We verified four unsupervised classical methods: Central and Hu moments, HOG, and SSIM. We used a special evaluation measure called pairing accuracy, which is the percentage of shoes that are correctly paired (or unpaired). We define pairing accuracy as the number of shoes with correct assignment (properly paired or properly unpaired) divided by the number of shoes considered.

Table 1. The quality evaluation of the shoe-pairing methods on the test set measured by pairing accuracy; VAMP/SOLE/BOTH indicates from which images the shoe-pairing model was inferring.

Table 1 presents the results of the shoe-pairing experiments on our initial test set. The first row presents the proposed DMVEC approach (deep multiview embedding-based clustering). The subsequent rows present the results obtained by our unsupervised classical baselines:

  1. 1.

    Central moments – the shoe images, separately or joined horizontally in one image, are described by image descriptors called central moments [6] before clustering is applied;

  2. 2.

    Hu moments – the shoe images, separately or joined horizontally in one image, are described by image descriptors called Hu moments [6] before clustering is applied;

  3. 3.

    HoG – the shoe images, separately or joined horizontally in one image, are described by image descriptors called histogram of oriented gradients - (HoG) [13] before clustering is applied;

  4. 4.

    SSIM – the shoe images, separately or joined horizontally in one image, are compared one vs one using a structural similarity index measure (SSIM) [1]. SSIM distances are used for clustering.

Fig. 3.
figure 3

Adjustment of the similarity threshold is a crucial task in shoe pairing. The image on the right shows the similarity between shoes in proper and incorrect pairs in a set of 34,000 pairs returned by a prototype system and next labelled by human taggers. The image on the left demonstrates how we tuned the hyper-param-similarity threshold using the 1,000-shoe validation set. We counted partial errors and accuracy (acc) for each threshold setting. The legend presents the errors as a ratio of TP/FP/TN/FN to all shoes in the paired set. Thr is represented by the vertical line that corresponds to the threshold value that reports the highest accuracy on the 1,000-shoe validation set.
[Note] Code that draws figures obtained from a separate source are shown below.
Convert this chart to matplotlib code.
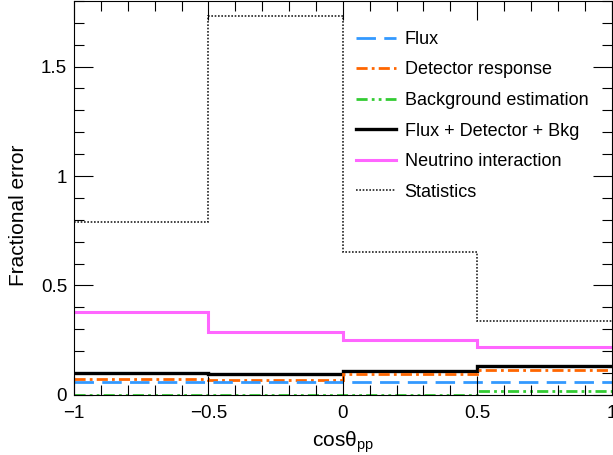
import numpy as np
import matplotlib
matplotlib.use("Agg")
import matplotlib.pyplot as plt
from matplotlib.ticker import MultipleLocator, FuncFormatter

plt.rcParams['font.family'] = ['Liberation Sans', 'DejaVu Sans']

# bin edges in cos(theta_pp)
edges = [-1.0, -0.5, 0.0, 0.5, 1.0]

# fractional errors per bin
flux = [0.059, 0.058, 0.059, 0.060]
detector = [0.074, 0.069, 0.096, 0.115]
background = [0.002, 0.002, 0.002, 0.018]
flux_det_bkg = [0.099, 0.095, 0.109, 0.132]
nu_interaction = [0.381, 0.289, 0.250, 0.221]
statistics = [0.792, 1.733, 0.654, 0.337]

fig = plt.figure(figsize=(6.13, 4.55), dpi=100)
ax = fig.add_axes([0.1207, 0.132, 0.877, 0.866])

ax.stairs(statistics, edges, baseline=None, color="#222222", lw=1.2,
          linestyle=(0, (1, 1)), label="Statistics")
ax.stairs(nu_interaction, edges, baseline=None, color="#ff66ff", lw=2.2,
          label="Neutrino interaction")
ax.stairs(flux_det_bkg, edges, baseline=None, color="black", lw=2.4,
          label="Flux + Detector + Bkg")
ax.stairs(background, edges, baseline=None, color="#33cc33", lw=2.0,
          linestyle=(0, (4, 1.5, 1, 1.5, 1, 1.5)), label="Background estimation")
ax.stairs(detector, edges, baseline=None, color="#ff6600", lw=2.0,
          linestyle=(0, (4, 1.5, 1, 1.5)), label="Detector response")
ax.stairs(flux, edges, baseline=None, color="#3399ff", lw=2.0,
          linestyle=(0, (7, 3)), label="Flux")

ax.set_xlim(-1, 1)
ax.set_ylim(0, 1.8)

ax.xaxis.set_major_locator(MultipleLocator(0.5))
ax.xaxis.set_minor_locator(MultipleLocator(0.1))
ax.yaxis.set_major_locator(MultipleLocator(0.5))
ax.yaxis.set_minor_locator(MultipleLocator(0.1))
fmt = FuncFormatter(lambda v, p: "%g" % v if abs(v) > 1e-9 else "0")
ax.xaxis.set_major_formatter(FuncFormatter(lambda v, p: ("%g" % v).replace("-", "\u2212") if abs(v) > 1e-9 else "0"))
ax.yaxis.set_major_formatter(fmt)
ax.tick_params(which="both", direction="in", top=True, right=True, labelsize=13.5, width=0.8)
ax.tick_params(which="major", length=14)
ax.tick_params(which="minor", length=7)
ax.tick_params(axis="x", pad=7)
ax.tick_params(axis="y", pad=5)

ax.set_xlabel(r"cos$\mathregular{\theta_{pp}}$", fontsize=15, labelpad=6)
ax.set_ylabel("Fractional error", fontsize=15)
ax.yaxis.set_label_coords(-0.086, 0.455)

handles, labels = ax.get_legend_handles_labels()
order = ["Flux", "Detector response", "Background estimation",
         "Flux + Detector + Bkg", "Neutrino interaction", "Statistics"]
hmap = dict(zip(labels, handles))
ax.legend([hmap[k] for k in order], order, loc="upper left",
          bbox_to_anchor=(0.494, 0.965), frameon=False, fontsize=13,
          handlelength=2.2, labelspacing=0.75, handletextpad=0.5)

fig.savefig("out.png", dpi=100)
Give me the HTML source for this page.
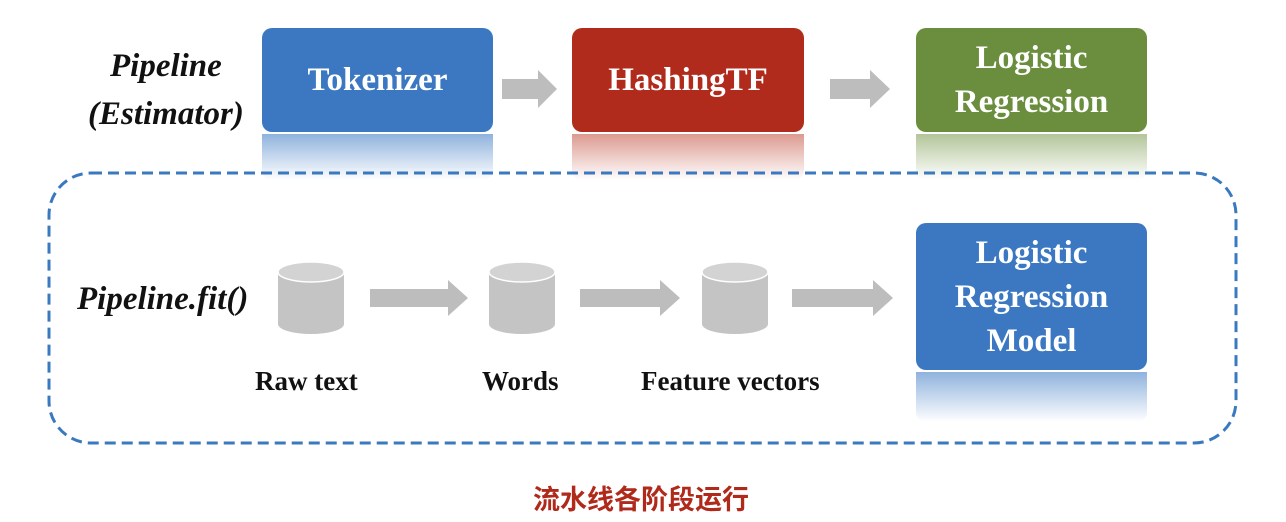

The initial experiment revealed that DMVEC obtained the best results; however, the test set consisted solely of pairs i.e. all shoes in the test set had their counterparts within the test set. This situation is a borderline one; usually, the ratio of paired shoes in a real-world population of shoes under pairing is between 50% and 90%. The appearance of singles in a population demands the introduction of a threshold, which prevents further pairing and returns the remaining shoes as singles. We received a 1,000-shoe validation set from Vive Textile Recycling that represented the most common distribution of pairs in a population. In Fig. 3, we present how we tuned the similarity threshold value based on the validation set.

Fig. 4.
figure 4

Training and validation (on the test set) metrics concerning our best pairing model. The model was trained using the maximum number of true pairs collected over two years of labelling efforts. We accumulated 108,000 shoes in pairs, and validated/tested after each epoch using 2,000 shoes, of which 1,000 were paired and 1,000 were singles (the x-axis represents epochs; the y-axis represents accuracy - left axis and loss score - right axis).

The next phases of the project involved conducting experiments on diverse test populations that contained significant proportions of singles. The results of the experiments revealed that accuracy reported a huge drop from an initial 99% to around 80–90% (lower scores when more singles were in the population; 80% was reported when we had equal numbers of paired shoes and singles). After investigating the drop in pairing accuracy, we reached two conclusions. (1) Finding pairs in a population that does not contain singles is a significantly easier task than pairing a general population. The threshold is challenging to discover; embeddings are typically not separable by any single threshold and this introduces a tradeoff between precision and recall. (2) The difficulty of shoe pairing depends inherently on the size of the population. This differs from other tasks, like classification, in which scores are independent of validation set size. This happens because in pairing, examples in the dataset are not independent of each other. This can be also seen from the perspective of a solution space, in which a combinatorial explosion appears in the number of possible pairings.

We decided that our training dataset was insufficiently representative for deep multiview representation learning, and that a more robust embedding model was demanded. We manually labelled tens of thousands of pairs returned by a prototype system in a preindustrial environment. After more than a year of labelling, we had collected approximately 54,000 proper pairs. In Fig. 4, we present the training and validation process using our largest training dataset and data augmentation (cropping, saturation, and hue disturbance). The trained model is highly robust and reports high accuracy scores during clustering on the test set—even when it was tested on a very difficult set (1,000 shoes in pairs and 1,000 singles), it presents accuracy above 97% after the 10th epoch.

5 Conclusions

This article presents a novel approach to shoe pairing, a dual-stage approach that comprises deep multiview shoe embedding and clustering. We evaluated different approaches to shoe pairing, from classical unsupervised ones based on image descriptors to the proposed supervised one that applies deep neural networks. The best-performing model in this task is the proposed supervised method, DMVEC. It reports almost 100% accuracy on the test sets that exclusively comprise shoes in pairs, and at least 97% when singles cover almost half of the test population. Over a broad number of tests, we evaluated different test sets (with different size and various distributions of singles). We also demonstrated how our selected method can be improved by hyperparameter tuning (similarity threshold tuning), massive increases in training data, or data augmentation.

In the future, we plan to conduct research on further optimisations for DMVEC. We suspect that multiple factors can impact the pairing accuracy of our model, such as the margin hyperparameter in triplet learning, the schedule of TripletHardLoss and TripletSemiHardLoss during training, or the GAP layer discarding too much information. There are also other necessary tasks apart from pairing, which will be addressed soon.